Lorre and Karloff soon team up again to our pleasure as quasi-crime partners like they did in their previous comedy double-act in You’ll Find Out (1940), once Lorenz realises there may be more depth than he thought to Billings’ scientific ‘quackeries’. Enjoy Lorre’s comic timing when he almost deflects any implied impugning that his motives would “cheat millions of people all over the world? Profane my profession? Suppose I make a few doll-“

Billings confides in Lorenz his batty proposition that with his cellar’s cabinet of wires and a skullcap he can induce the power of flight in a victim as a weapon in the war effort: “He would destroy Berlin. He would throttle Tokyo…” By the time we see Amelia on the landing clucking like a hen and telling Whinnie “I just laid my 214th egg!” we are hard-pressed to figure out who the real lunatics are.

Visiting this madhouse is ‘Slapsie’ Maxie Rosenbloom, the real-life former World Light Heavyweight boxing champion who became a much-loved character actor and owner of the famous Slapsie Maxie’s comedy club. He is perfectly cast as an amusingly incongruous powder-puff salesman who is promptly knocked out as a fresh subject for Billings’ and Lorenz’s experiments: “This one will fly. I can feel it”, enthuses Karloff as they carry him away.
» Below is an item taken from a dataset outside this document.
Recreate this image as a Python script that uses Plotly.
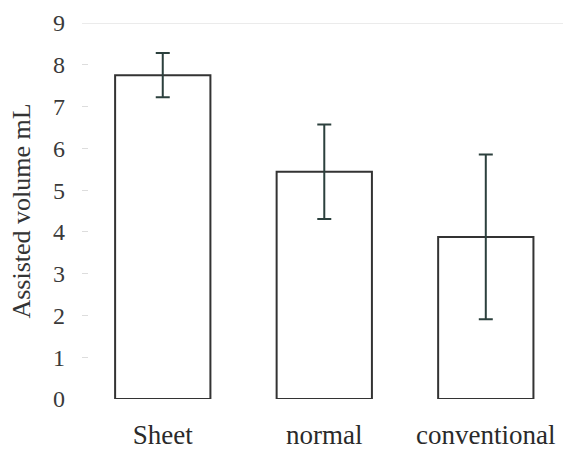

Gradually, the crazy freight train of the plot builds a head of steam with Mr Johnson, Billings’ opening test subject in the film, presumed dead and olfactorily-challenged Maxie inviting the scientists and the two ex-lovers to smell the chloroform that he can’t, crumpling them to the floor. Following the body count of seeming-dead and apparently unconscious is muddied in the exposition but the lively farce speeds amiably glosses over such details.

One last whack-job character joins the parade in the shape of Frank Puglia as Silvio, an escaped aviator POW from a Canadian camp who demands a safe haven and transport to blow up a munitions plant. He’s so insane that he could pass for an anarchist revolutionary rather than part of any organised Axis power plot - “I’m a human bomb!” Puglia made some notable minor film appearances as an actor and, but for illness, would have been immortalised in The Godfather (1972) as undertaker Bonasera - an irony considering that in that film he believed in America with an immigrant’s passion, whereas here he is hell-bent on its destruction. “We are on the brink of annilihilation!” he crows, lighting his own fuse in more ways than one.

The humour in The Boogie Man Will Get You is of various types and mostly works well prformed by an integrated cast fully in on the joke. There are physical action sight-gags both concrete and surreal (such as the actual sound effect thump when Amelia mimes the baby Billings’ being dropped on his head) and whimsical one-liners. “He seems quite well done”, observes Brampton coolly as Maxie falls out of the cabinet after being experimented upon.

It turns out that the implausible choreographer’s peculiar snooping around during events is due to his true identity as Curator of the Historical Society of America. He happily certifies that the erstwhile couple’s going concern is now approved as a genuine piece of history. Meanwhile the group as a whole are looking at certification of a different sort by the arriving police – as crackpots headed for Idlewild Sanitorium. This fazes Lorenz no more than the bumping off of their victims for the cause of science (all of whom have inexplicably revived). Added to his fulsome résumé he reveals: “I am the chairman of the Board of Directors”.

The Boogie Man Will Get You is fun candyfloss fluff, sinister goings-on without heavy consequences and a nice change of gear for Karloff in the midst of his run of lugubrious medical madmen.